Steve 1911A1 is recovering from illness right now. If he read your post I am pretty sure he would advise you to buy a high quality belt holster and then spend an equal amount (or more) on a belt that is designed for the purpose. I would agree with Steve if he were to give that advice.

GW


----------



## desertman (Aug 29, 2013)

The problem with an ankle holster is that you don't have easy access to the gun. You've gotta' bend down and pull your pants leg up far enough to clear the holster, release the retaining strap and then draw the gun. By the time you do all that then more than likely your assailant will succeed in either grabbing the gun from you or beating the crap out of you before you know what hit you. It does throw you off guard, even if it's only for a coupla' seconds. A coupla' seconds could cost you your life.

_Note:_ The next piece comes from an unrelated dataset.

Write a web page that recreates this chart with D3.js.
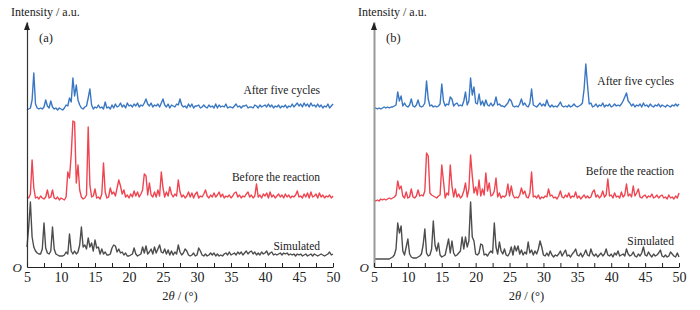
<!DOCTYPE html>
<html>
<head>
<meta charset="utf-8">
<title>XRD patterns</title>
<style>
  body { margin: 0; background: #fff; }
  svg text { font-family: "Liberation Serif", "Times New Roman", "DejaVu Serif", serif; fill: #222; }
  .x-axis path, .x-axis line { stroke: #222; }
  .x-axis text { font-size: 14px; fill: #222; }
</style>
</head>
<body>
<div class="xrd"></div>
<script src="https://d3js.org/d3.v7.min.js"></script>
<script>
var w = 700, h = 310;
var serif = "'Liberation Serif', 'Times New Roman', 'DejaVu Serif', serif";

// 2theta grid of the traces: 5 .. 50 in steps of 0.25
var thetaStart = 5, thetaStep = 0.25;
var tickVals = [5, 7.5, 10, 12.5, 15, 17.5, 20, 22.5, 25, 27.5, 30, 32.5, 35, 37.5, 40, 42.5, 45, 47.5, 50];
var tickLabels = [5, 10, 15, 20, 25, 30, 35, 40, 45, 50];
var seriesNames = ["Simulated", "Before the reaction", "After five cycles"];
var panelNames = ["(a)", "(b)"];

// stacking offsets (intensity units) of each trace
var offsetsA = [10, 67, 157];
var offsetsB = [8, 66, 158];

// panel (a)
var simA = [
	10,30,55,20, 10,6,4,3,   3,8,34,9, 4,3,6,30,
	8,3,2,1, 1,1,2,5,        3,23,6,3, 6,3,5,12,
	30,10,12,8, 19,10,14,6,  17,9,10,3, 8,3,5,2,
	2,3,9,12, 11,5,8,4,      5,2,4,1, 1,2,3,9,
	3,1,2,3, 10,4,11,3,      5,8,3,10, 4,8,12,5,
	4,8,3,7, 2,6,2,5,        3,12,5,2, 4,8,6,2,
	1,2,4,1, 2,9,6,2,        1,3,1,2, 4,2,4,1,
	3,1,2,1, 3,4,2,5,        2,3,4,2, 5,3,5,2,
	4,6,3,5, 6,3,5,2,        4,2,5,3, 4,6,2,4,
	5,2,3,2, 3,4,2,4,        3,4,2,3, 2,3,1,3,
	2,3,1,2, 3,1,2,3,        1,3,2,1, 2,3,2,1,
	2,3,5,2, 3
];
var beforeA = [
	3,2,6,40, 12,2,3,1,      4,2,1,3, 10,2,3,10,
	2,1,3,0, 2,1,0,3,        28,22,45,79, 78,17,35,10,
	3,1,2,5, 73,15,3,4,      11,2,3,1, 6,37,8,2,
	3,12,6,8, 4,12,20,14,    6,10,3,5, 2,6,3,9,
	4,8,3,6, 10,26,24,5,     17,5,3,8, 3,10,4,28,
	12,3,8,4, 13,6,3,6,      4,20,8,3, 5,2,4,8,
	3,7,2,6, 8,2,4,3,        6,10,4,2, 5,3,7,3,
	5,8,3,6, 2,4,3,5,        2,4,7,8, 3,5,2,4,
	3,6,8,3, 5,2,4,16,       3,5,2,6, 4,7,2,8,
	3,5,2,4, 6,3,5,2,        6,3,5,2, 4,3,5,9,
	3,4,2,6, 3,7,2,8,        3,4,6,2, 7,3,5,2,
	4,3,5,2, 4
];
var afterA = [
	0,1,2,10, 37,6,2,1,      2,1,3,10, 4,2,9,3,
	1,2,0,2, 1,0,2,5,        4,12,8,32, 14,25,10,5,
	2,1,3,4, 12,21,5,1,      3,2,5,2, 3,1,8,2,
	3,1,5,2, 6,3,4,7,        3,5,2,7, 4,5,3,6,
	4,7,3,5, 4,7,11,6,       4,7,3,5, 4,6,3,7,
	11,5,3,6, 2,5,4,3,       6,5,11,5, 3,4,2,6,
	3,6,2,4, 4,5,2,3,        5,3,2,5, 3,4,2,6,
	2,5,3,4, 3,6,2,3,        3,2,4,6, 3,4,2,4,
	4,5,2,3, 3,2,5,4,        2,5,3,4, 5,3,6,3,
	5,2,4,3, 5,2,4,3,        5,2,4,3, 6,3,5,7,
	4,6,3,7, 4,6,3,7,        4,5,3,6, 3,5,2,4,
	3,6,2,4, 6
];

// panel (b)
var simB = [
	0,0,0,0, 0,0,0,0,        0,0,1,2, 4,10,36,26,
	33,8,4,12, 20,5,2,1,     1,1,2,3, 5,14,30,6,
	3,4,10,38, 14,8,16,4,    2,3,4,12, 20,6,18,6,
	3,4,6,8, 22,10,22,12,    18,57,22,18, 5,4,6,15,
	14,4,5,3, 6,8,6,36,      12,5,17,8, 5,10,4,3,
	6,12,4,13, 8,13,5,9,     4,7,5,17, 6,9,4,8,
	5,10,18,12, 4,3,6,3,     8,4,2,4, 3,5,8,3,
	6,9,3,4, 2,5,7,10,       4,3,6,2, 5,9,4,3,
	10,5,3,5, 2,4,6,3,       5,10,4,3, 5,2,6,4,
	8,3,4,5, 3,10,5,3,       4,7,3,2, 5,3,6,12,
	4,3,7,4, 2,5,3,4,        6,9,3,2, 4,2,3,7,
	5,3,2,6, 2
];
var beforeB = [
	1,0,1,0, 2,1,2,1,        2,3,2,3, 4,6,20,12,
	15,5,3,9, 3,4,12,4,      3,5,11,5, 6,5,10,48,
	45,8,6,5, 4,3,5,6,       36,20,3,8, 6,36,15,4,
	12,4,7,3, 5,10,18,4,     12,46,25,8, 14,6,21,5,
	12,6,28,10, 18,5,6,10,   23,4,8,3, 5,4,6,17,
	5,15,6,3, 4,3,6,13,      7,10,4,3, 8,29,4,5,
	3,6,2,4, 3,5,4,12,       5,6,3,4, 2,5,10,4,
	3,6,4,8, 3,5,4,9,        3,5,2,4, 6,3,5,3,
	4,9,11,4, 6,3,5,10,      4,6,22,5, 6,3,8,4,
	5,3,9,4, 6,17,5,7,       4,15,5,8, 12,4,3,5,
	6,3,5,4, 7,3,4,6,        3,5,6,3, 4,2,6,3,
	4,2,5,3, 8
];
var afterB = [
	0,1,0,1, 0,1,2,1,        2,1,2,2, 3,4,17,8,
	13,3,6,3, 2,4,10,3,      2,4,9,3, 2,3,6,28,
	10,3,4,2, 3,2,3,5,       25,8,3,5, 4,12,10,3,
	5,6,3,4, 3,8,17,4,       8,31,14,22, 6,5,15,4,
	8,3,9,4, 3,6,3,5,        12,4,5,3, 3,2,4,6,
	10,8,3,2, 3,2,5,10,      4,6,3,2, 6,20,4,3,
	2,4,6,3, 5,3,9,4,        2,4,2,3, 2,4,7,3,
	2,3,2,4, 2,3,5,3,        2,3,4,6, 20,45,24,5,
	6,2,3,5, 2,4,3,6,        2,4,3,5, 2,3,5,3,
	4,3,5,8, 12,16,8,6,      3,5,2,4, 3,5,2,6,
	3,4,2,5, 3,2,4,3,        5,2,4,3, 2,4,3,2,
	4,3,5,3, 5
];

// where the series names sit: [2theta of right end, intensity of baseline]
var labelPosA = [[48.1, 17], [48.1, 86], [48.1, 173]];
var labelPosB = [[49.26, 22], [49.26, 92], [49.26, 182]];

var colors = ["#4d4d4d", "#ef4550", "#3a77c3"];

var SVG = d3.select("div.xrd").append("svg")
	.attr("width", w)
	.attr("height", h)
	.attr("font-family", serif);

var y = d3.scaleLinear()
	.domain([0, 245])
	.range([267, 22]);

function toPoints(vals){
	return vals.map(function(v, i){ return [thetaStart + i * thetaStep, v]; });
}

function renderPanel(opts){
	var x = d3.scaleLinear()
		.domain([5, 50])
		.range(opts.range);
	var g = SVG.append("g");

	// traces
	var line = d3.line()
		.x(function(d){ return x(d[0]); })
		.y(function(d){ return y(d[1]); });

	opts.series.forEach(function(vals, k){
		var pts = toPoints(vals).map(function(p){ return [p[0], p[1] + opts.offsets[k]]; });
		g.append("path")
			.datum(pts)
			.attr("fill", "none")
			.attr("stroke", colors[k])
			.attr("stroke-width", 1.4)
			.attr("stroke-linejoin", "round")
			.attr("d", line);

		g.append("text")
			.attr("x", x(opts.labels[k][0]))
			.attr("y", y(opts.labels[k][1]))
			.attr("text-anchor", "end")
			.attr("font-family", serif)
			.style("font-size", "11.5px")
			.text(seriesNames[k]);
	});

	// y axis with arrow
	var yAxis = d3.axisLeft(y).tickValues([]).tickSizeOuter(0);
	var ya = g.append("g")
		.attr("transform", "translate(" + opts.range[0] + ",0)")
		.call(yAxis);
	ya.select("path.domain")
		.attr("stroke", opts.yColor)
		.attr("stroke-width", opts.yWidth);
	var x0 = opts.range[0], yt = y(245);
	g.append("path")
		.attr("d", "M" + (x0 - 3) + "," + (yt + 8) + "L" + x0 + "," + yt + "L" + (x0 + 3) + "," + (yt + 8) + "Z")
		.attr("fill", "#222");

	// x axis, ticks pointing inward
	var xAxis = d3.axisBottom(x)
		.tickValues(tickVals)
		.tickSizeInner(-4)
		.tickSizeOuter(0)
		.tickPadding(5)
		.tickFormat(function(d){ return tickLabels.indexOf(d) >= 0 ? d : ""; });
	g.append("g")
		.attr("class", "x-axis")
		.attr("transform", "translate(0," + y(0) + ")")
		.call(xAxis)
		.attr("font-family", serif);

	// origin, titles
	g.append("text")
		.attr("x", x0 - 5).attr("y", y(0) + 5)
		.attr("text-anchor", "end")
		.attr("font-family", serif)
		.style("font-size", "13px").style("font-style", "italic")
		.text("O");

	g.append("text")
		.attr("x", x0 - 16).attr("y", 16)
		.attr("font-family", serif)
		.style("font-size", "12px")
		.text("Intensity / a.u.");

	g.append("text")
		.attr("x", x0 + 12).attr("y", 42)
		.attr("font-family", serif)
		.style("font-size", "12.5px")
		.text(opts.name);

	var xt = g.append("text")
		.attr("x", (opts.range[0] + opts.range[1]) / 2).attr("y", 300)
		.attr("text-anchor", "middle")
		.attr("font-family", serif)
		.style("font-size", "12.5px");
	xt.append("tspan").text("2");
	xt.append("tspan").style("font-style", "italic").text("θ");
	xt.append("tspan").text(" / (°)");
}

renderPanel({ range: [27, 333], series: [simA, beforeA, afterA], offsets: offsetsA,
	labels: labelPosA, name: panelNames[0], yColor: "#333", yWidth: 1.2 });
renderPanel({ range: [374, 679], series: [simB, beforeB, afterB], offsets: offsetsB,
	labels: labelPosB, name: panelNames[1], yColor: "#999", yWidth: 2 });
</script>
</body>
</html>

I tried it with a Walther PPK's .380 which is a lot smaller than a PX4. After about 15 minutes of just walking around and practicing drawing the weapon. I realized that an ankle holster is one of the most ridiculous ways to ever carry a gun.

It's not like on TV where some well rehearsed stunt man can accomplish this at lightening speed in front of a camera. And as Shipwreck stated it will affect your walk not too mention the possibility of the holster and gun shifting around as you move.

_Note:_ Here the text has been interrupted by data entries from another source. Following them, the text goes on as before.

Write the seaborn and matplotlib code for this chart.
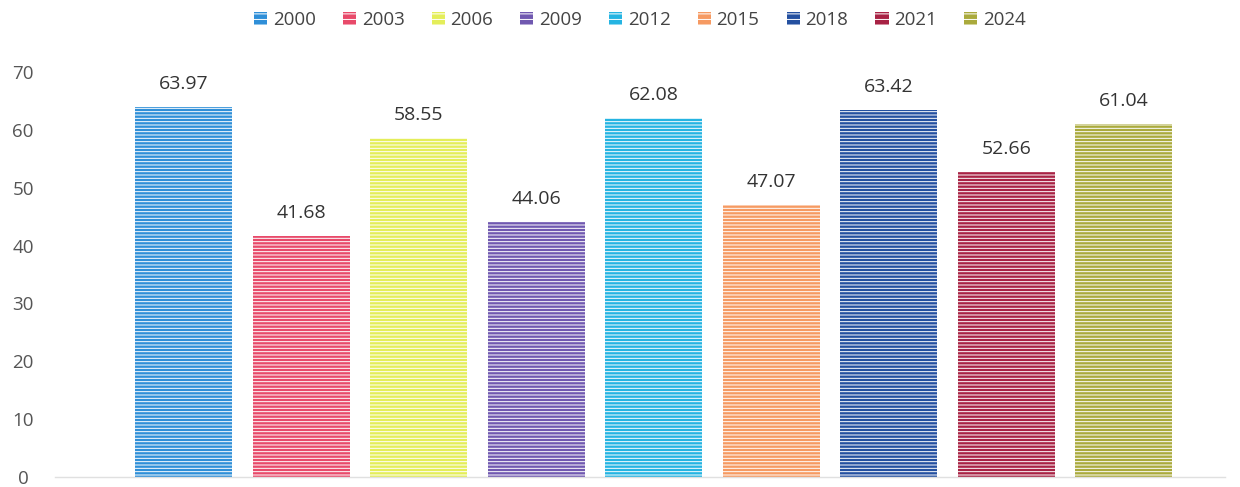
import matplotlib
matplotlib.use("Agg")
import matplotlib.pyplot as plt
from matplotlib.patches import Patch
import seaborn as sns
import pandas as pd

# --- Datos ---
anios = ["2000", "2003", "2006", "2009", "2012", "2015", "2018", "2021", "2024"]
valores = [63.97, 41.68, 58.55, 44.06, 62.08, 47.07, 63.42, 52.66, 61.04]
colores = ["#2f8fd8", "#e84a6a", "#e4ee5a", "#7058b0", "#25b4e2",
           "#f69a62", "#2450a0", "#a82244", "#aaaa3c"]
ticks_y = [0, 10, 20, 30, 40, 50, 60, 70]

sns.set_theme(style="white")
plt.rcParams['font.family'] = ['Open Sans', 'DejaVu Sans']
plt.rcParams['hatch.linewidth'] = 0.7

df = pd.DataFrame({'anio': anios, 'valor': valores})

fig = plt.figure(figsize=(12.4, 4.87), dpi=100)
ax = fig.add_axes([55 / 1240, 10 / 487, 1170 / 1240, 405 / 487])

sns.barplot(data=df, x='anio', y='valor', hue='anio', palette=colores,
            legend=False, width=0.826, ax=ax, saturation=1)

# rayas horizontales estilo Excel
for barra in ax.patches:
    barra.set_hatch('-----')
    barra.set_edgecolor('white')
    barra.set_linewidth(0)

for cont in ax.containers:
    ax.bar_label(cont, fmt='%.2f', padding=10, fontsize=14, color='#333333')

ax.set_ylim(0, 70)
ax.set_xlim(-1.094, 8.86)
ax.set_yticks(ticks_y)
ax.set_xticks([])
ax.set_xlabel('')
ax.set_ylabel('')
ax.tick_params(axis='y', labelsize=13.5, colors='#555555', length=0, pad=23)
for lbl in ax.get_yticklabels():
    lbl.set_horizontalalignment('center')
for lado in ['top', 'right', 'left']:
    ax.spines[lado].set_visible(False)
ax.spines['bottom'].set_color('#e0e0e0')
ax.spines['bottom'].set_linewidth(1)

# leyenda superior
handles = [Patch(facecolor=c, edgecolor='white', hatch='---', linewidth=0) for c in colores]
fig.legend(handles, anios, loc='upper center', bbox_to_anchor=(0.516, 1.012), ncol=9,
           frameon=False, fontsize=13.5, handlelength=0.7, handleheight=0.7,
           handletextpad=0.3, columnspacing=1.45, labelcolor='#444444')

fig.savefig('out.png', dpi=100)
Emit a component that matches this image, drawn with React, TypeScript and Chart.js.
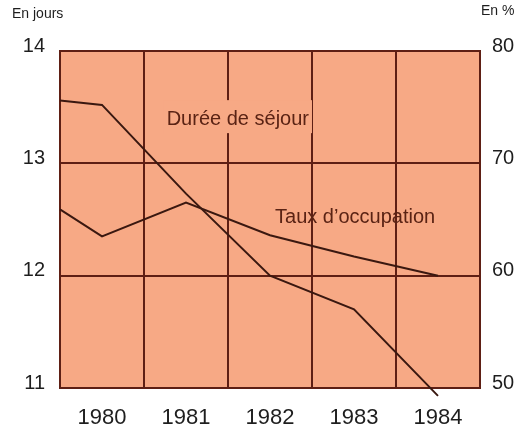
import React, { useEffect, useRef } from "react";
import { Chart, registerables } from "chart.js";

Chart.register(...registerables);

// ---- Data ----
const xPositions = [1979.5, 1980, 1981, 1982, 1983, 1984];
const yearTicks = [1980, 1981, 1982, 1983, 1984];
const dureeSejour = [13.56, 13.52, 12.73, 12.0, 11.7, 10.93]; // days (left axis)
const tauxOccupation = [65.9, 63.5, 66.5, 63.6, 61.7, 60.0]; // % (right axis)
const leftTicks = [11, 12, 13, 14];
const rightTicks = [50, 60, 70, 80];

const dureeLabel = "Durée de séjour";
const tauxLabel = "Taux d’occupation";
const leftUnit = "En jours";
const rightUnit = "En %";

// label anchors (data units)
const dureeLabelAt = { x: 1980.77, y: 13.34 };
const tauxLabelAt = { x: 1982.06, y: 64.68 };

// ---- Styles ----
const FONT = '"Liberation Sans", Arial, Helvetica, sans-serif';
const PLOT_BG = "#F7A985";
const GRID = "#5e1f14";
const LINE = "#3a1810";
const LABEL_TXT = "#5a2314";
const TICK_TXT = "#1e1e1e";

const decorPlugin = {
  id: "decor",
  beforeDraw(chart: any) {
    const { ctx, chartArea } = chart;
    ctx.save();
    ctx.fillStyle = PLOT_BG;
    ctx.fillRect(
      chartArea.left,
      chartArea.top,
      chartArea.right - chartArea.left,
      chartArea.bottom - chartArea.top
    );
    ctx.restore();
  },
  beforeDatasetsDraw(chart: any) {
    const { ctx, scales } = chart;
    ctx.save();
    ctx.font = `20px ${FONT}`;
    ctx.textBaseline = "alphabetic";
    ctx.textAlign = "left";
    // Durée de séjour (with knockout behind)
    const dx = scales.x.getPixelForValue(dureeLabelAt.x);
    const dy = scales.y.getPixelForValue(dureeLabelAt.y);
    const dw = ctx.measureText(dureeLabel).width;
    ctx.fillStyle = PLOT_BG;
    ctx.fillRect(dx - 3, dy - 25, dw + 6, 33);
    ctx.fillStyle = LABEL_TXT;
    ctx.fillText(dureeLabel, dx, dy);
    // Taux d'occupation
    const tx = scales.x.getPixelForValue(tauxLabelAt.x);
    const ty = scales.y1.getPixelForValue(tauxLabelAt.y);
    ctx.fillText(tauxLabel, tx, ty);
    ctx.restore();
  },
  afterDraw(chart: any) {
    const { ctx } = chart;
    ctx.save();
    ctx.font = `14px ${FONT}`;
    ctx.fillStyle = TICK_TXT;
    ctx.textBaseline = "alphabetic";
    ctx.textAlign = "left";
    ctx.fillText(leftUnit, 12, 18);
    ctx.fillText(rightUnit, 481, 15);
    ctx.restore();
  },
};

export default function App() {
  const canvasRef = useRef<HTMLCanvasElement | null>(null);

  useEffect(() => {
    const canvas = canvasRef.current;
    if (!canvas) return;
    const chart = new Chart(canvas, {
      type: "line",
      data: {
        datasets: [
          {
            label: dureeLabel,
            data: xPositions.map((x, i) => ({ x, y: dureeSejour[i] })),
            yAxisID: "y",
            borderColor: LINE,
            borderWidth: 2,
            pointRadius: 0,
            tension: 0,
            clip: false as any,
          },
          {
            label: tauxLabel,
            data: xPositions.map((x, i) => ({ x, y: tauxOccupation[i] })),
            yAxisID: "y1",
            borderColor: LINE,
            borderWidth: 2,
            pointRadius: 0,
            tension: 0,
            clip: false as any,
          },
        ],
      },
      options: {
        responsive: false,
        animation: false,
        layout: { padding: { top: 51, left: 0, right: 0, bottom: 0 } },
        plugins: {
          legend: { display: false },
          tooltip: { enabled: false },
          title: { display: false },
        },
        scales: {
          x: {
            type: "linear",
            min: 1979.5,
            max: 1984.5,
            afterBuildTicks: (scale: any) => {
              scale.ticks = yearTicks.map((v) => ({ value: v }));
            },
            afterFit: (scale: any) => {
              scale.height = 47;
            },
            grid: { color: GRID, lineWidth: 2, offset: true, drawTicks: false },
            border: { color: GRID, width: 2 },
            ticks: {
              padding: 17,
              color: TICK_TXT,
              font: { family: FONT, size: 22 },
              autoSkip: false,
              maxRotation: 0,
              callback: (v: any) => String(v),
            },
          },
          y: {
            type: "linear",
            position: "left",
            min: 11,
            max: 14,
            afterBuildTicks: (scale: any) => {
              scale.ticks = leftTicks.map((v) => ({ value: v }));
            },
            afterFit: (scale: any) => {
              scale.width = 60;
            },
            grid: { color: GRID, lineWidth: 2, drawTicks: false },
            border: { color: GRID, width: 2 },
            ticks: {
              padding: 15,
              labelOffset: -5,
              color: TICK_TXT,
              font: { family: FONT, size: 20 },
              callback: (v: any) => String(v),
            },
          },
          y1: {
            type: "linear",
            position: "right",
            min: 50,
            max: 80,
            afterBuildTicks: (scale: any) => {
              scale.ticks = rightTicks.map((v) => ({ value: v }));
            },
            afterFit: (scale: any) => {
              scale.width = 50;
            },
            grid: { display: false, drawTicks: false },
            border: { color: GRID, width: 2 },
            ticks: {
              padding: 12,
              labelOffset: -5,
              color: TICK_TXT,
              font: { family: FONT, size: 20 },
              callback: (v: any) => String(v),
            },
          },
        },
      } as any,
      plugins: [decorPlugin],
    });
    return () => chart.destroy();
  }, []);

  return (
    <div style={{ position: "fixed", left: 0, top: 0, width: 530, height: 435, background: "#fff" }}>
      <canvas ref={canvasRef} width={530} height={435} style={{ display: "block" }} />
    </div>
  );
}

The best way to carry a gun the size of a PX4 is a good belt holster and sturdy belt. Or inside your waistband in a holster that's designed for that is another option.


----------



## berettatoter (Sep 1, 2011)

OP, listen to Shipwreck. Another thing it can do is cause you to get phlebitis on the ankle that you carry on...ask me how I know.


----------



## denner12 (Oct 14, 2017)

There are many others, but I use this holster with the upgrades. A very comfortable holster that rides well. You won't need to be pulling up your pants or wearing suspenders if you incorporate this holster with a good quality gun belt.

https://www.foxxholsters.com/collections/iwb/products/holster?variant=1195174469


----------



## Arnie920 (Feb 28, 2020)

Arnie920 said:


> Does anyone recommend a good ankle holster for the PX4 Storm. I am sure there are a lot of them out there, but I want one that is comfortable and will hold it secure.
> Thank You


I can see by the response you dont want a ankle carry for this type of gun. I am taking everyones advice and am looking at a Crossbreed or a Vedder holster. https://www.crossbreedholsters.com/holster/beretta-px4-storm-compact https://www.vedderholsters.com/beretta-px4-storm-compact-mid-size-9mm/ For a belt to carry either one I was looking at a Kore belt. I thought how it adjusted would be convenient. https://www.koreessentials.com/ If anyone has any views or suggestions please post them for me.
Thanks


----------



## desertman (Aug 29, 2013)

Arnie920 said:


> I can see by the response you dont want a ankle carry for this type of gun. I am taking everyones advice and am looking at a Crossbreed or a Vedder holster. https://www.crossbreedholsters.com/holster/beretta-px4-storm-compact https://www.vedderholsters.com/beretta-px4-storm-compact-mid-size-9mm/ For a belt to carry either one I was looking at a Kore belt. I thought how it adjusted would be convenient. https://www.koreessentials.com/ If anyone has any views or suggestions please post them for me.
> Thanks


You're making a wise decision, I'm glad we talked you out of an ankle holster. There's a wide variety of belts and holsters out there. What works for me may not for you. I prefer a good leather holster and belt. You may even end up buying a few different holsters. It's almost like buying a pair of shoes or boots. Of course your physical size, the size of the gun and the type clothing you often wear will determine what holster best suits your needs.


----------